Monday, 12 July 2021

Books and Bookmen

 On Anecdotal Evidence today, Patrick Kurp says he would like to see the term 'bookman' resuscitated, without its fusty connotations. This reminded me that there was once a magazine called Books & Bookmen – and it was certainly anything but fusty. Published by the decidedly eccentric Philip Dossé, it was refreshingly outspoken, unpredictable and often vituperative, and I always enjoyed reading it. Books & Bookmen was one of a stable of titles published by Dossé's company, Hansom Books. Back in my long-ago library days, I had a colleague who wrote for Dance & Dancers, which made him something of a glamorous figure in my eyes, though he said he only did it for the free tickets (there certainly wasn't any money in writing for Dossé's titles).
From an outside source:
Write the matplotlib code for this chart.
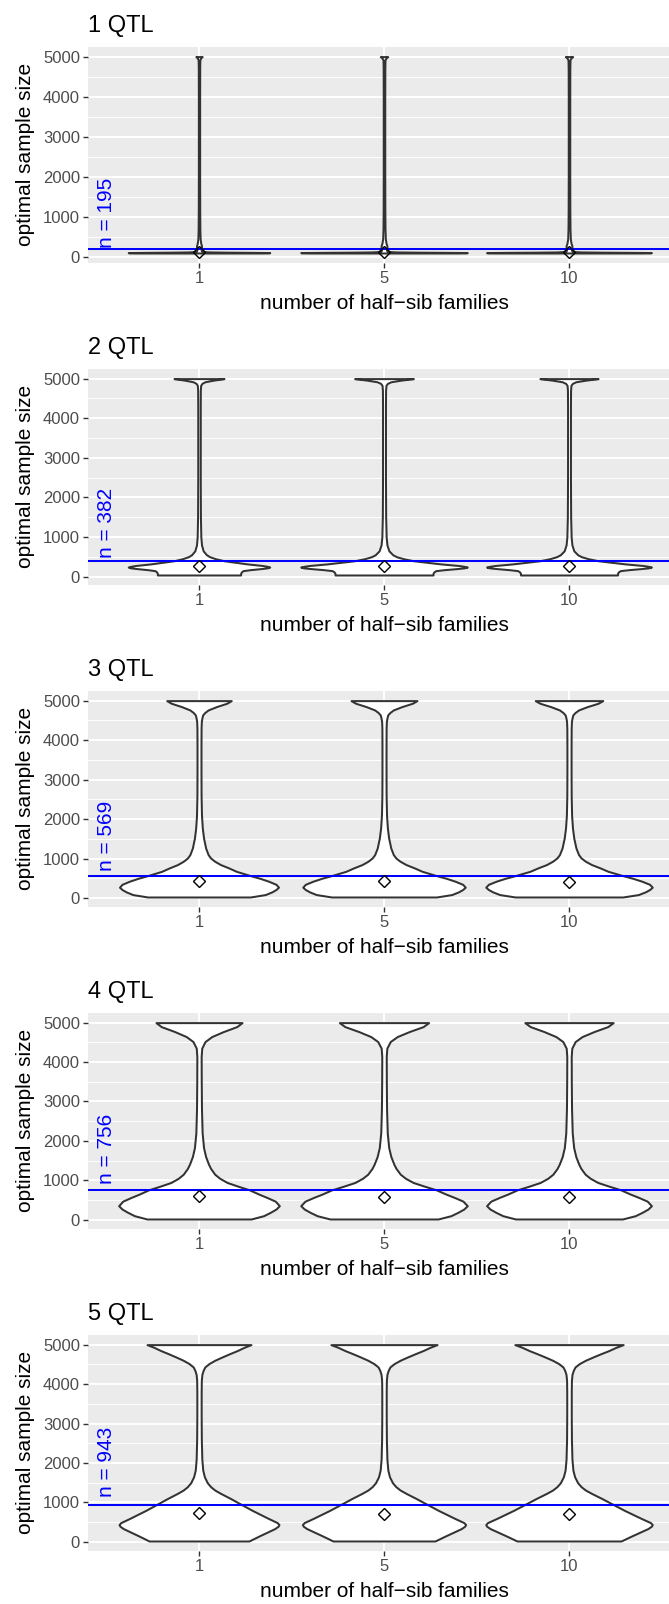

Books & Bookmen lasted from 1955 to 1986, and its principal ornament for some while was Auberon Waugh, who later took something of the Books & Bookmen spirit with him to Literary Review, the best magazine of its kind that we still have. 
  The special character of Books & Bookmen, and its publisher, is well caught in this piece by its last editor, the novelist Sally Emerson, and in this one, from The Oldie, by Michael Barber. Sadly, a magazine like Books & Bookmen could never be published now – even the name would give offence, let alone the contents. That was another age.